Now while we could go into options available to them the question that most people are asking is how much longer can interest rates remain low and I will argue that not only with they remain low for years to come, but there is a high probability that they could go a lot lower.  The reasons for my outlook are numerous but I will expound on a few main points in this blog starting with the Federal Reserve's desire to keep them low. 

While the Federal Reserve does not have complete control over market forces they can influence them significantly and through continued stimulus and by holding bank rates down they have effectively managed to keep the lid on any increases.  Furthermore with their share of market debt rising significantly and congresses lack of ability to balance the budget they have a huge incentive to keep borrowing costs down. To take the example above and place it into the context of the Federal Reserve and Washington (and I will use a round number of $20 trillion as it looks like we will be there sooner rather than later) if you pay interest on $20 trillion at around 3% versus 6% you are saving $600 billion a year.  Now that might not seem like a lot in terms of the nominal value of the debt but if you put it into the context of balancing the budget it makes a huge difference.  Right now we run a $600 billion deficit, add the increased payment of $600 billion and suddenly the budget deficit doubles!  Certainly a huge incentive to keep the lid on interest rates as long as possible.

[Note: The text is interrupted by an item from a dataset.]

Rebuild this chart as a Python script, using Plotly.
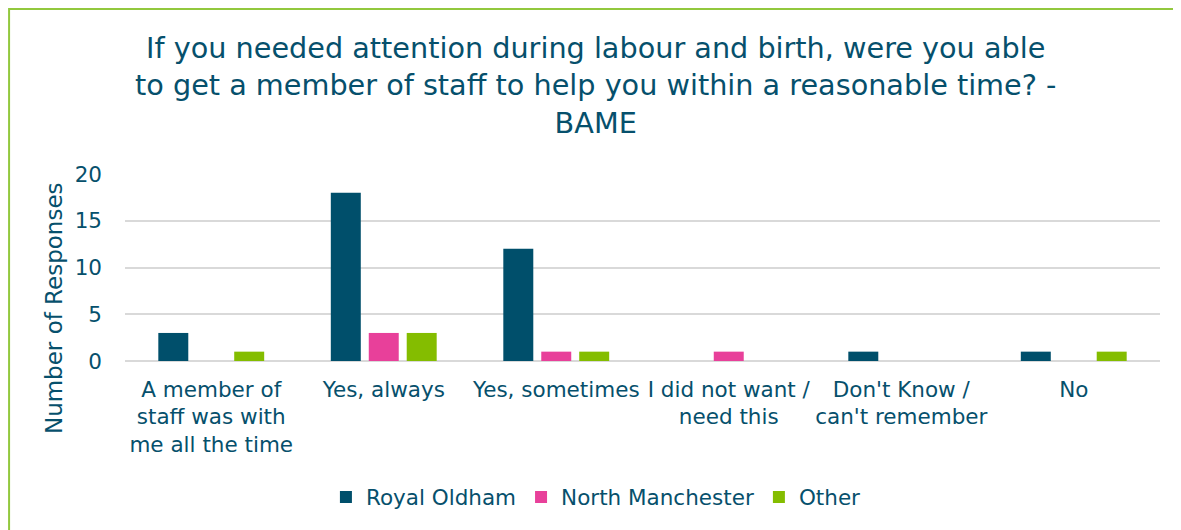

The next area to look to is the market.  The market is made up of banks and institutions and foreign governments.  Looking abroad at Europe and Japan and the picture becomes very interesting.  I looked at the 10 year rates around the world and it is truly eye opening.  The rate in the United States is approximately 2.60%.  In comparison, Japan is 0.60%, Switzerland is 0.80%, Germany 1.45%, Netherlands 1.77% and France at 1.92% all of which are substantially lower than the United States.  In fact Italy at 3.04% and Spain at 2.97% are pretty much in line with the United States and Mexico at 3.67% and Portugal at 3.60% are not a lot higher.  If I were surveying the investment scene around the world to place a large amount of money I would be hard pressed not to invest in the United States as the security offered for one of the best rates in the globe makes it a compelling alternative.  More investment means prices of bonds go up and this then keeps the lid on rates and can force them lower.

The final piece to this puzzle is inflation.  Without inflation there is no requirement to raise rates so it is very interesting to note that one of the reasons the European rates are so low is that due to their austerity they are now staring at deflation.  If they enter a deflationary spiral similar to the one that has plagued Japan for decades we could easily see a world where rates remain muted for a very long time regardless of what the Federal Reserve does. 

This will have a huge impact on your retirement and investment outlook so make sure that you factor this into your portfolio as the odds are high that interest rates fall further from here even though ( and maybe because of the fact that) consensus tells you otherwise.  This is why I repeated the lines in the quote four times (like they do in the song) just to remind you that lower is possible.